Due to the A/C problem, they moved it to a gym. I wondered aloud, “If you could get the gym, why choose the church?” But so be it. They had a female chazanit, but I was not Orthodox at the time, so no problem. Then came the time for the sermon and there was a guest speaker. He was a representative of a “Humanist Congregation.” He was there to tell us why he was in temple on Yom Kippur when he didn’t believe in G-d. Disappointed, I looked around at the large crowd gathered in the gym. Hundreds of people who, like me, only came to anything G-d-related a couple times a year. If the rabbi had stood up and said, “Yay, G-d!” it would’ve been sufficient. But this was the opposite.

That’s when I got it. An atheist sermon is not an aberration to them; it is par for the course. It may even be “lemehadrin min hamehadrin” (the highest level).

As long as this self-contradiction of the Reform movement was confined to those who stayed awake for the sermon, who would notice? As long as the debate was whether other Jewish movements should recognize converts to, what amounts to, a non-belief system, it wasn’t a pressing issue for the rank and file. More recently, the ad absurdum of the Reform movement has become more public.

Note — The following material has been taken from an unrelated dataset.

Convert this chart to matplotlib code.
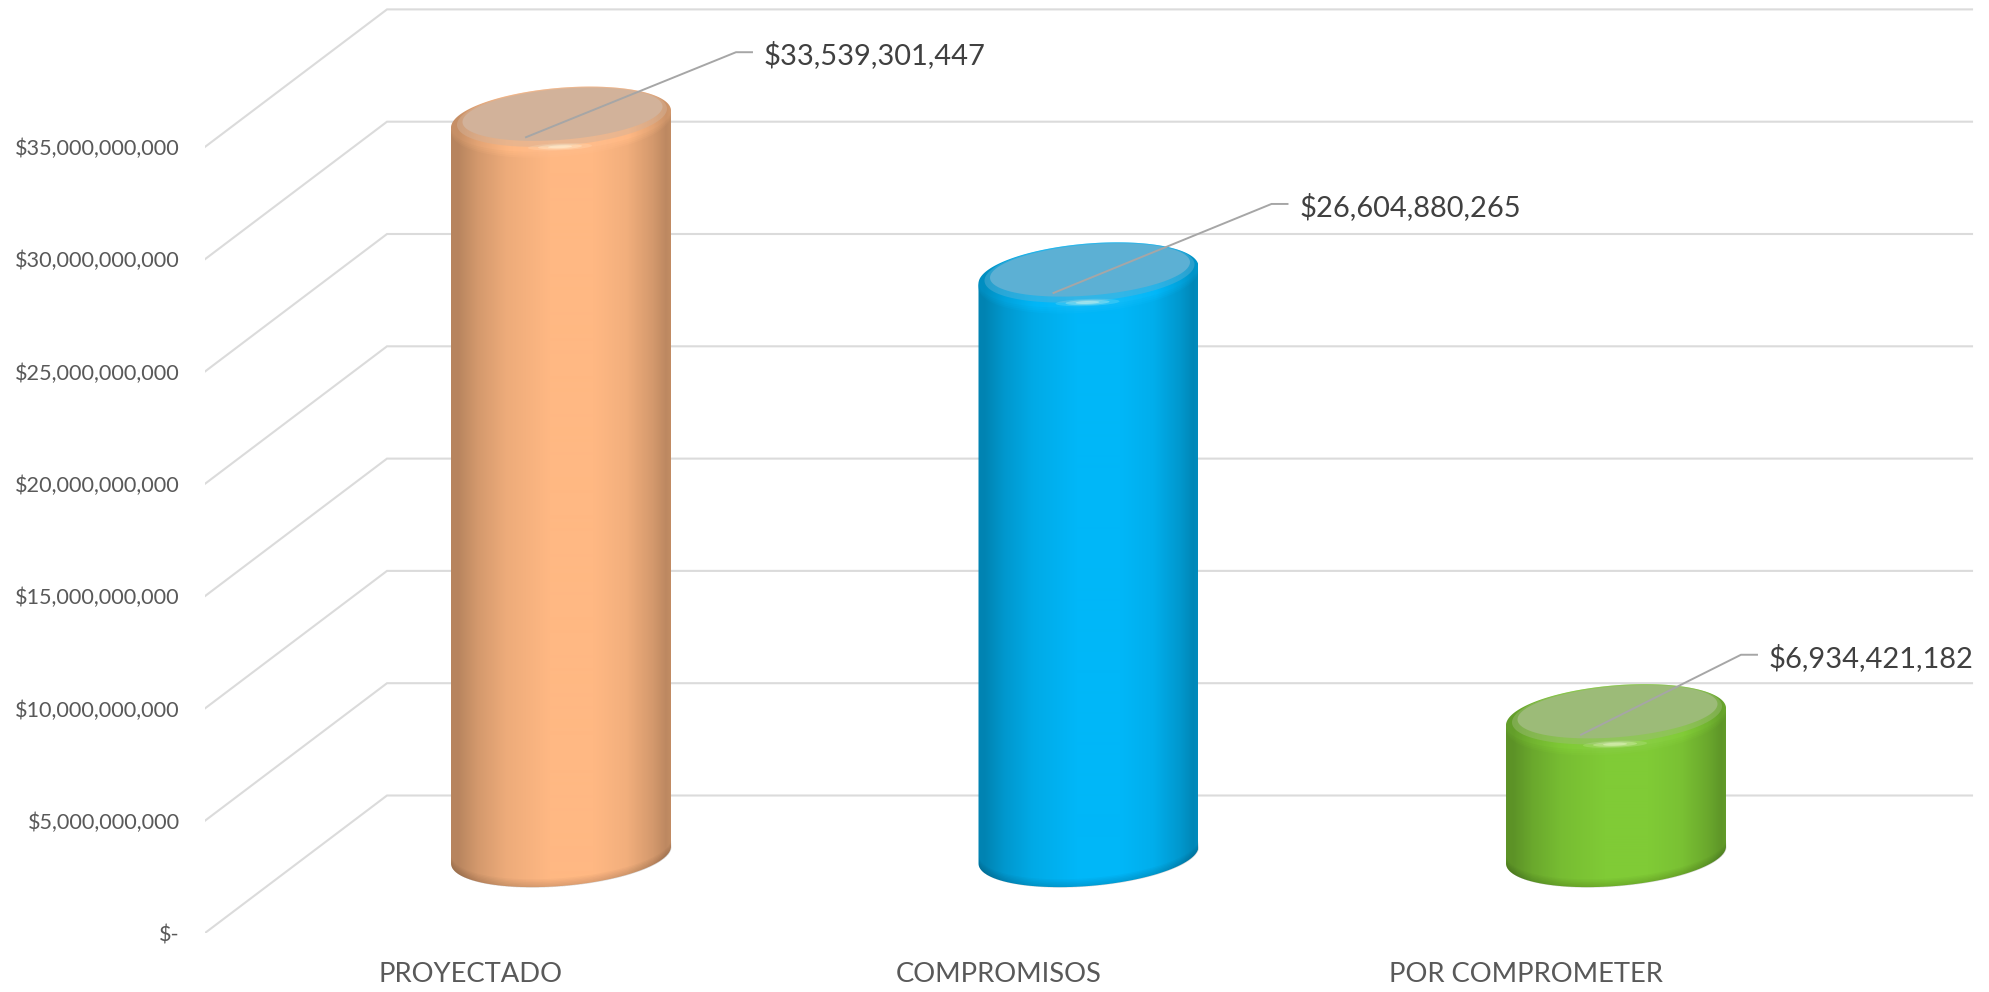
import numpy as np
import matplotlib
matplotlib.use("Agg")
import matplotlib.pyplot as plt
from matplotlib.colors import to_rgb
from matplotlib.patches import PathPatch
from matplotlib.path import Path

categories = ["PROYECTADO", "COMPROMISOS", "POR COMPROMETER"]
values = [33539301447, 26604880265, 6934421182]
bar_colors = ["#FFB883", "#00B7F8", "#80CB36"]
face_colors = ["#D2B29A", "#5CB0D4", "#9CBB78"]
tick_values = [0, 5e9, 10e9, 15e9, 20e9, 25e9, 30e9, 35e9]
tick_labels = ["$-", "$5,000,000,000", "$10,000,000,000", "$15,000,000,000",
               "$20,000,000,000", "$25,000,000,000", "$30,000,000,000", "$35,000,000,000"]

W, H = 1990, 992
LEFT, FLOOR = 205, 933       # front corner of the floor, pixels
CENTER0, STEP = 561, 527.5   # first bar centre and bar spacing, pixels
PX_PER_VAL = 112.3 / 5e9

fig = plt.figure(figsize=(W / 100, H / 100), dpi=100)
plt.rcParams["font.family"] = ["Lato", "DejaVu Sans"]
ax = fig.add_axes([LEFT / W, (H - FLOOR) / H, (W - LEFT) / W, FLOOR / H])
ax.set_xlim((LEFT - CENTER0) / STEP, (W - CENTER0) / STEP)
ax.set_ylim(0, FLOOR / PX_PER_VAL)


def dx(px):
    return px / STEP


def dy(px):
    return px / PX_PER_VAL


# walls: slanted side wall, then the lines along the back
x_left = ax.get_xlim()[0]
x_back = x_left + dx(182)
x_end = x_left + dx(1767)
for v in tick_values:
    ax.plot([x_left, x_back, x_end], [v, v + dy(137.5), v + dy(137.5)],
            color="#DBDBDB", lw=1.5, zorder=1, solid_joinstyle="miter")


def ellipse(cx, cy, a, b, tilt=8.5, n=200, t0=0, t1=2 * np.pi):
    t = np.linspace(t0, t1, n)
    xs = cx + dx(a) * np.cos(t)
    ys = cy + dy(b) * np.sin(t) + dy(tilt) * (a / 110) * np.cos(t)
    return xs, ys


def shade(base, factors):
    base = np.array(to_rgb(base))
    rows = []
    for f in factors:
        if f > 1:
            rows.append(base + (1 - base) * (f - 1))
        else:
            rows.append(base * f)
    return np.array(rows)[None, :, :]


side_f = np.interp(np.linspace(0, 1, 220),
                   [0, 0.03, 0.12, 0.25, 0.45, 0.65, 0.8, 0.92, 0.98, 1],
                   [0.72, 0.72, 0.83, 0.93, 1, 1, 0.95, 0.83, 0.74, 0.76])
rim_f = np.clip(side_f + 0.06, 0, 1.1)

base_val = dy(78)        # bottom centre of every cylinder
top_off = dy(57)         # top centre sits this far above the value
a = 110
for i, (v, col, fc) in enumerate(zip(values, bar_colors, face_colors)):
    top = v + top_off
    # body outline
    xb, yb = ellipse(i, base_val, a, 31, t0=np.pi, t1=2 * np.pi)
    xt, yt = ellipse(i, top, a, 33, t0=0, t1=np.pi)
    pts = np.column_stack([np.r_[xb, xt], np.r_[yb, yt]])
    body = PathPatch(Path(np.vstack([pts, pts[0]]), closed=True), fc="none", ec="none")
    ax.add_patch(body)
    ext = (i - dx(a), i + dx(a), base_val - dy(40), top + dy(40))
    im = ax.imshow(shade(col, side_f), extent=ext, aspect="auto", zorder=3,
                   interpolation="bilinear")
    im.set_clip_path(body)

    # dark band along the bottom edge, soft towards the body
    for k in range(7):
        xs, ys = ellipse(i, base_val + dy(k * 1.4), a, 31, t0=np.pi, t1=2 * np.pi)
        ax.fill_between(xs, yb, ys, color="#000000", alpha=0.025, lw=0, zorder=3.2)

    # rounded rim round the top, several layers so that its lower edge fades out
    for k, al in enumerate([0.3, 0.4, 0.5, 1.0]):
        xr, yr = ellipse(i, top + dy(1.5 * k - 1), a, 33 - k * 0.5)
        rim = PathPatch(Path(np.column_stack([xr, yr]), closed=True), fc="none", ec="none")
        ax.add_patch(rim)
        im2 = ax.imshow(shade(col, rim_f), extent=ext, aspect="auto", zorder=3.4 + k * 0.01,
                        interpolation="bilinear", alpha=al)
        im2.set_clip_path(rim)

    # flat top face with a soft edge
    xf, yf = ellipse(i + dx(1), top + dy(6), 105, 29)
    ax.fill(xf, yf, color=fc, alpha=0.45, lw=0, zorder=3.6)
    xf, yf = ellipse(i + dx(1.5), top + dy(8.5), 100, 25.5)
    ax.fill(xf, yf, color=fc, lw=0, zorder=3.62)

    # small shine on the front of the rim
    for w, h, al in [(32, 3.5, 0.14), (22, 2.5, 0.25), (12, 1.5, 0.35)]:
        xh, yh = ellipse(i - dx(1), top - dy(24), w, h, tilt=4)
        ax.fill(xh, yh, color="#FFFFE8", alpha=al, lw=0, zorder=3.8)

ax.set_xlim((LEFT - CENTER0) / STEP, (W - CENTER0) / STEP)
ax.set_ylim(0, FLOOR / PX_PER_VAL)

# leader lines and value labels, offsets in pixels from the top of the bar
leader_dx = [210, 218, 160]
leader_dy = [85, 89, 80]
for i, v in enumerate(values):
    x0 = i - dx(35)
    y0 = v + top_off - dy(14.5)
    x1 = x0 + dx(leader_dx[i])
    y1 = y0 + dy(leader_dy[i])
    x2 = x1 + dx(16)
    ax.plot([x0, x1, x2], [y0, y1, y1], color="#A6A6A6", lw=1.4, zorder=5,
            solid_joinstyle="miter")
    ax.text(x2 + dx(12), y1 - dy(3), f"${v:,.0f}", fontsize=20.9, color="#404040",
            va="center", ha="left", zorder=6)

# category labels sit on the front edge of the floor, left of the bars
ax.set_xticks([i - dx(90) for i in range(len(categories))])
ax.set_xticklabels(categories, fontsize=19.7, color="#595959")
ax.set_yticks(tick_values)
ax.set_yticklabels(tick_labels, fontsize=15.6, color="#595959")
ax.tick_params(axis="x", length=0, pad=21)
ax.tick_params(axis="y", length=0, pad=18)
for s in ax.spines.values():
    s.set_visible(False)
ax.patch.set_visible(False)

fig.savefig("out.png", dpi=100)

The Jewish veneer has given way in the face of the beliefs its members have chosen — through their autonomy. Those members have learned the lesson Reform has taught for years: to take one’s own beliefs and add Jewish symbols. Thus, we get kaddish to support the destruction of Jews.

Many in the Orthodox and more traditional worlds believe that somehow this is being led from the top down. People have a hard time accepting that something so incongruous and disgusting as kaddish for terrorists could be anything other than a plot. They should know it is not. Reform is just living out its own ideals to their logical conclusion. This is not a conspiracy; this is consequences.

Therefore, what? There are Jews still left in Reform like I was, who are seeking a truth and just assume it is a contender for that truth. Attacking Reform per se, just puts them on the defensive and ostracizes them from other Jews and Judaism. Publicizing outrageous behavior like this kaddish, on the other hand, and every time that Reform leaders come out against Israel helps these Jews realize there’s something wrong with their movement. Explaining, as I have tried here, what Reform really is, I hope helps too. Those of us in the Orthodox and pro-Israel camp(s) have to be ready to accept all Jews, but with the understanding that our beliefs won’t change, so that, if they decide to drive away from a Reform Yom Kippur, there’ll be somewhere to drive to.